The terms “module,” “logic,” and “unit” used in the present application, may refer to a circuit for performing the function specified. In some embodiments, the function specified may be performed by a circuit in combination with software such as by software executed by a general purpose processor.

Any appropriate steps, methods, features, functions, or benefits disclosed herein may be performed through one or more functional units or modules of one or more virtual apparatuses. Each virtual apparatus may comprise a number of these functional units. These functional units may be implemented via processing circuitry, which may include one or more microprocessor or microcontrollers, as well as other digital hardware, which may include digital signal processors (DSPs), special-purpose digital logic, and the like. The processing circuitry may be configured to execute program code stored in memory, which may include one or several types of memory such as read-only memory (ROM), random-access memory (RAM), cache memory, flash memory devices, optical storage devices, etc. Program code stored in memory includes program instructions for executing one or more telecommunications and/or data communications protocols as well as instructions for carrying out one or more of the techniques described herein.

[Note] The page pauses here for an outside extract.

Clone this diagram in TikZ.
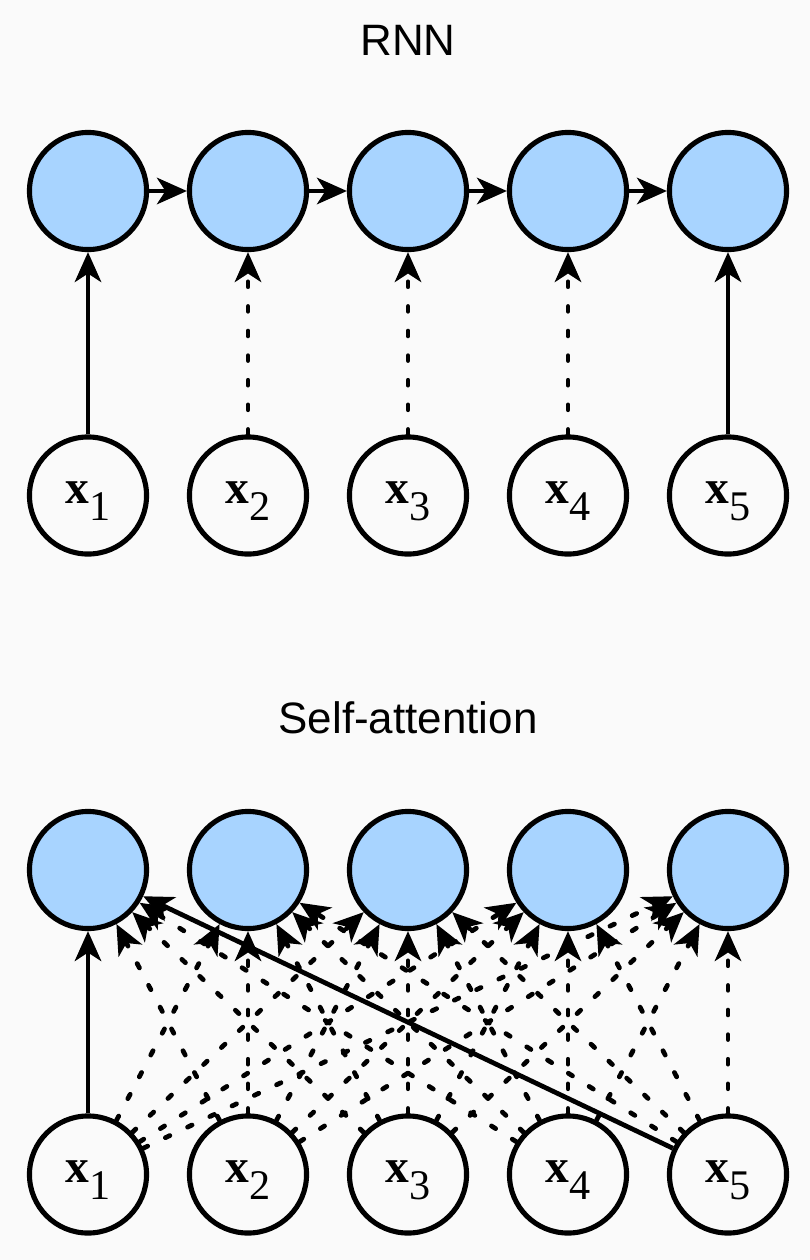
\documentclass[tikz,border=0pt]{standalone}
\usepackage{fontspec}
\setmainfont{Liberation Sans}
\newfontfamily\serifx{Liberation Serif}
\usepackage{tikz}
\usetikzlibrary{arrows.meta,positioning}
\usepackage{xcolor}

\definecolor{hidblue}{RGB}{168,212,255}
\definecolor{bggray}{RGB}{250,250,250}

\newcommand{\xlab}[1]{{\serifx\fontsize{13.5}{15}\selectfont\textbf{x}\raisebox{-4.6pt}{\fontsize{12}{14}\selectfont #1}}}

\tikzset{
    hid/.style={circle, draw, line width=1.45pt, fill=hidblue, minimum size=1.17cm, inner sep=0pt},
    inp/.style={circle, draw, line width=1.45pt, fill=bggray, minimum size=1.17cm, inner sep=0pt,
        text height=6.4pt, text depth=1.6pt},
    link/.style={line width=1.35pt, -{Stealth[length=8.5pt, width=7.5pt, inset=2.4pt]}},
    dlink/.style={link, dash pattern=on 1.4pt off 5.6pt, line cap=round},
    heading/.style={anchor=base, font=\fontsize{12.5}{15}\selectfont}
}

\begin{document}
\begin{tikzpicture}[x=0.01cm, y=-0.01cm]
    \fill[bggray] (0,0) rectangle (810,1260);

    % RNN
    \node[heading] (rnntitle) at (408,55) {RNN};
    \foreach \i/\xx in {1/88, 2/248, 3/408, 4/568, 5/728} {
        \node[hid] (rh\i) at (\xx,191) {};
        \node[inp] (rx\i) at (\xx,495.5) {\xlab{\i}};
    }
    \foreach \i/\j in {1/2, 2/3, 3/4, 4/5}
        \draw[link] (rh\i) -- (rh\j);
    \draw[link] (rx1) -- (rh1);
    \foreach \i in {2,3,4}
        \draw[dlink] (rx\i) -- (rh\i);
    \draw[link] (rx5) -- (rh5);

    % Self-attention
    \node[heading] (sattitle) at (408,733) {Self-attention};
    \foreach \i/\xx in {1/88, 2/248, 3/408, 4/568, 5/728} {
        \node[hid] (ah\i) at (\xx,870) {};
        \node[inp] (ax\i) at (\xx,1174.5) {\xlab{\i}};
    }
    \foreach \j in {1,...,5}
        \foreach \i in {1,...,5} {
            \pgfmathtruncatemacro{\solid}{(\i==1)&&((\j==1)||(\j==5))}
            \ifnum\solid=0
                \draw[dlink] (ax\j) -- (ah\i);
            \fi
        }
    \draw[link] (ax1) -- (ah1);
    \draw[link] (ax5) -- (ah1);
\end{tikzpicture}
\end{document}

In some implementations, the processing circuitry may be used to cause the respective functional unit to perform corresponding functions according one or more embodiments of the present disclosure.

The term unit may have conventional meaning in the field of electronics, electrical devices, and/or electronic devices and may include, for example, electrical and/or electronic circuitry, devices, modules, processors, memories, logic solid state and/or discrete devices, computer programs or instructions for carrying out respective tasks, procedures, computations, outputs, and/or displaying functions, and so on, as such as those that are described herein.